We do need some form of human love as an example, Sean said, to see how conjugal love “works.” Dr. Mango has asked whether you have seen your parents be tender towards each other. Have you witnessed a love that celebrates unity and the complementarity of the sexes? We all need to see how man fits into a woman's life in a healthy way.

But does Wojtyla reflect on responsibility for oneself, Diane asked? To be virtuous a person needs to look inward as well as outward. Peter responded that it is not possible to speak of responsibility for oneself without also speaking of responsibility for others, as we are made in the image of God who is Himself a community of persons. The human being, therefore, cannot be understood in isolation from others. Love understood as self-gift implies not only that we have something to give, but that we give it to an “other.” With true love, there is no opposition between loving others and loving oneself—that would only be true at lower levels of love. Laura added that St. Thomas Aquinas explains Christ's order of loves: Love God, then your neighbor as yourself. So you must love yourself first in order to love others. Loving others presupposes loving yourself. You cannot give what you don't have, said Luisa.

“Men and women desire love,” Wojtyla writes, “ in anticipation of the happiness which it can bring into their lives.” Yet this happiness is unattainable if it is accompanied by an ambition to possess or if it is dominated by concupiscence born of sensual reactions. He explains: “Love develops on the basis of the totally committed and fully responsible attitude of a person to a person; erotic experiences are born spontaneously from sensual and emotional reactions. A very rich and rapid growth of such sensations may conceal a love which has failed to develop.” An erotic experience may fail to ripen into a feeling at the personal level. This, his says, is something less than love. Yet, these sensual and emotional reactions are more often than not understood to be love. It is with this erroneous understanding of love that chastity is considered hostile, and even an obstacle.

What is the special role of chastity? We should speak of love only when the necessary components of love are held together by the “correct gravitational pull,” where the relationship between a man and a woman is based on a total affirmation of the value of the person. He writes, “The word 'chaste' ('clean') implies liberation from everything that 'makes dirty'. Love must be so to speak pellucid: through all the sensations, all the actions which originate in it we must always be able to discern an attitude to a person of the opposite sex which derives from sincere affirmation of the worth of that person. Since sensations and actions springing from sexual reactions and the emotions connected with them tend to deprive love of its crystal clarity—a special virtue is necessary to protect its true character and objective profile. This special virtue is chastity, which is intimately allied to love between man and woman.”

Carnal Concupiscence

Diane led our discussion on the section on carnal concupiscence. Wojtyla writes: “Any association between the sexes, and especially cohabitation, comprises a whole series of 'actions,' the subject of which is a person of one sex and the object a person of the other. Only love blurs this relationship—the subject-object relationship gives way to a unification of persons, in which the man and woman feel themselves to be, as it were, the conjoint subject of action.” Yet though their wills and emotions are united, and they feel that they form a single subject of action, but in reality they are two different beings with separate actions. These actions are external and internal—the sixth commandment (Thou shalt not commit adultery) has an external manifestation, while the ninth commandment (Thou shalt not covet thy neighbor's wife) focuses internally.
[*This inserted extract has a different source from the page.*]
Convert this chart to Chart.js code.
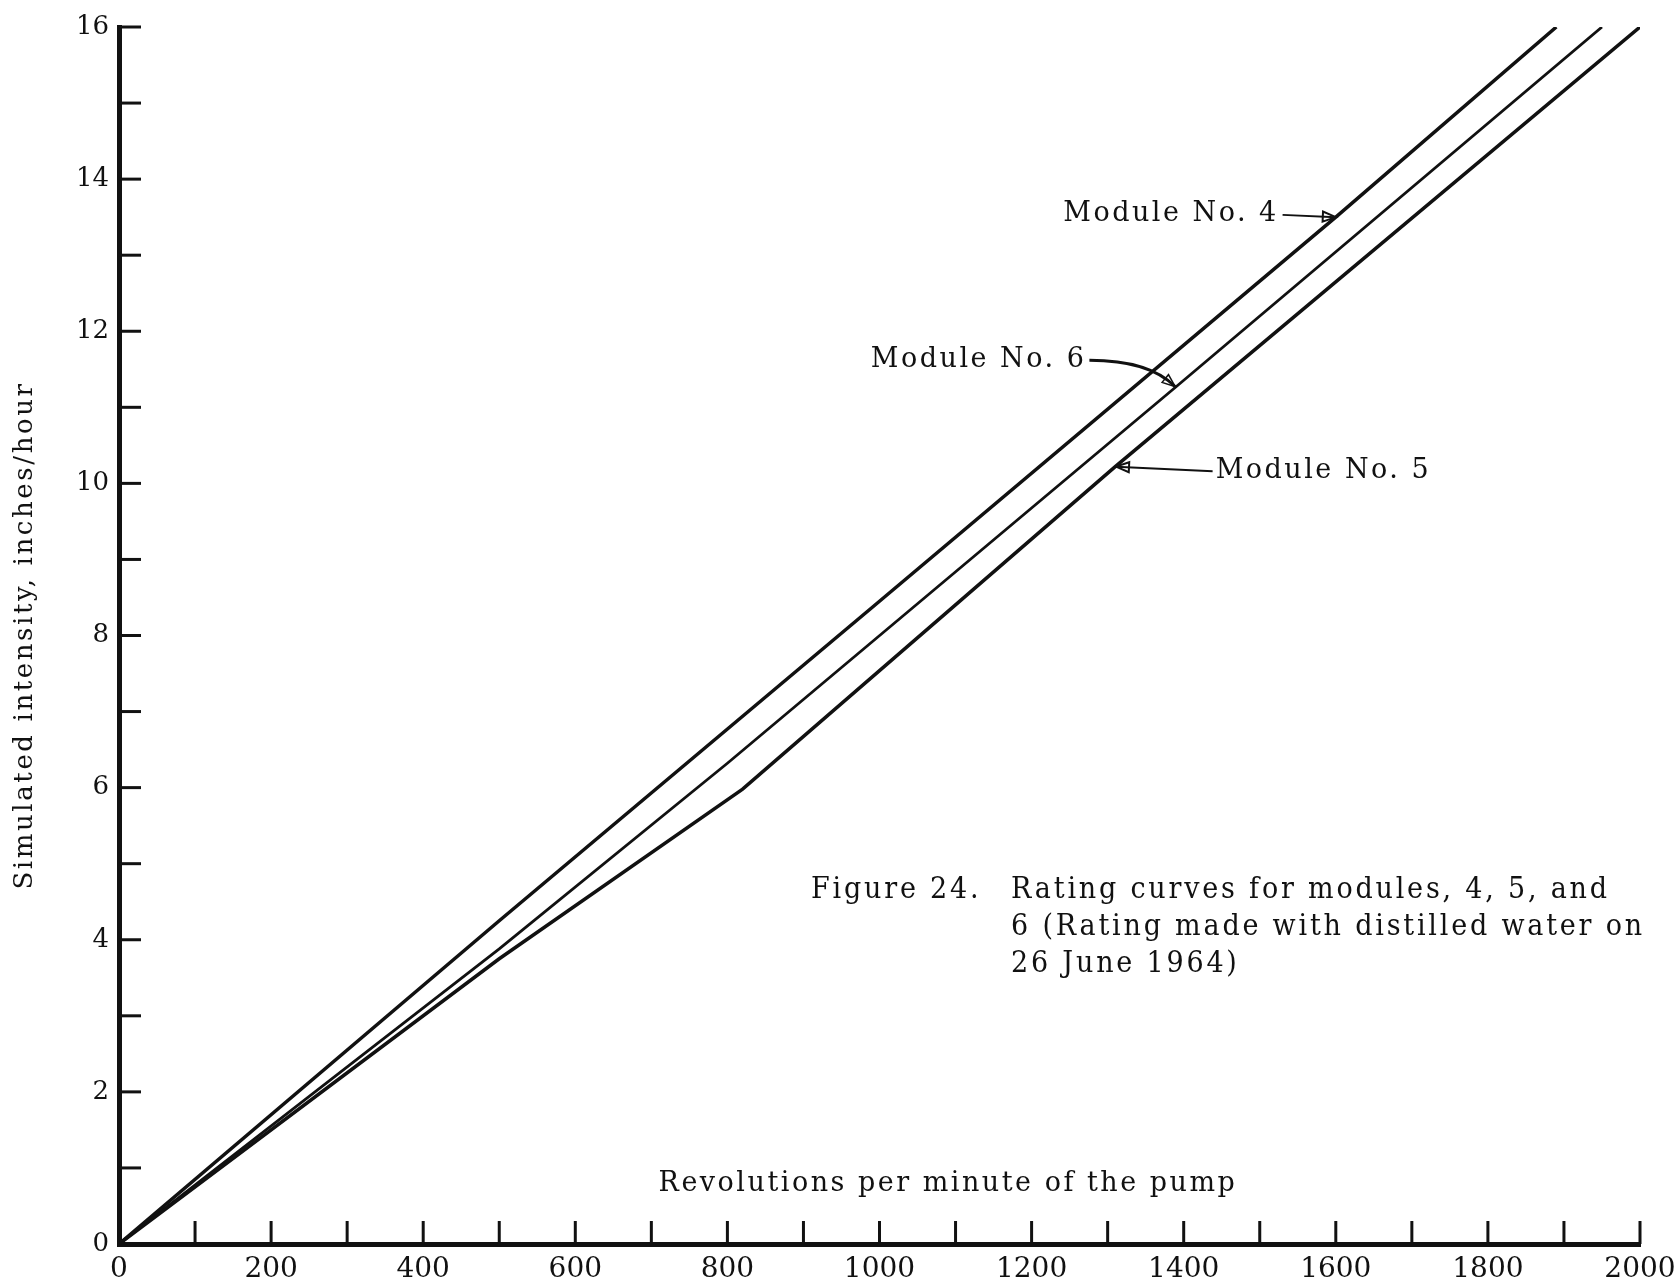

Wojtyla then explores the differences among sensual interest, concupiscence and carnal desire; there is a transition from sensual interest—interest in the body—to concupiscence—seeking to fulfill the sexual interest—to carnal desire—desire to possess the sexual value. This transition is the source of great tensions in the inner life of the person; and it is here where the virtue of continence comes into play.

Alberto commented that sensuality is, per Wojtyla's usage, a morally neutral term. Peter directed us back to page 108 where sensuality is defined as the raw material of love, which should be properly channeled and integrated. Yet (on page 149) Wojtyla explains that the sensual reaction—interest in the sexual value connected with the body—so easily turns into carnal desire proving that desire exists as a force underlying sensuality, “a force which quickly channels sensual reactions in the direction of concupiscence.” When carnal desire is unchecked, it seeks satisfaction in 'the body and sex,' by way of enjoyment. As soon as it achieves its end, all 'interest' in it disappears until desire is aroused again. “Sensuality,” explains Wojtyla, “is 'expended' in concupiscence.” It is a waste when sensual interest (the raw material of love) is used up by carnal concupiscence seeking an outlet. As Diane explained, something healthy is squandered on something unhealthy.

And hence arises a serious danger of a moral nature: “Carnal concupiscence leads to a 'love' which is not love, a love which provokes erotic feelings based on nothing but sensual desire and its satisfaction. These feelings have as their object a person of the other sex, yet do not rise to the level of the person, since they do not go beyond 'the body and sex', as their proper and sole content. The result is the 'non-integration' of love. Carnal concupiscence impels, very powerfully impels, people toward physical intimacy, toward sexual intercourse, but if this grows out of nothing more than concupiscence it does not unite a man and a woman as persons, it does not have the value of a personal union, and is not love in the true (i.e., the ethical) sense. On the contrary, physical intimacy (sexual intercourse) which grows out of concupiscence and nothing more is a negation of the love of persons, for it rests on the impulse to 'enjoy' which is characteristic of pure sensuality. That impulse must be tied into a correct and respectful attitude to the person—this is what we mean by integration.”

Emotion, Wojtyla explains, does serve as a natural safeguard against carnal concupiscence. Emotion, he reminds us, is the capacity to react to the human being of the other sex—to his masculinity, or her femininity—rather than to the body as a possible source of enjoyment. Yet sentimental love that flows from emotion is not on its own a solution to the problem of concupiscence. At most, it provides an idealization of the person of the other sex. Complete security against carnal concupiscence, Wojtyla says, is only found in the virtue of chastity.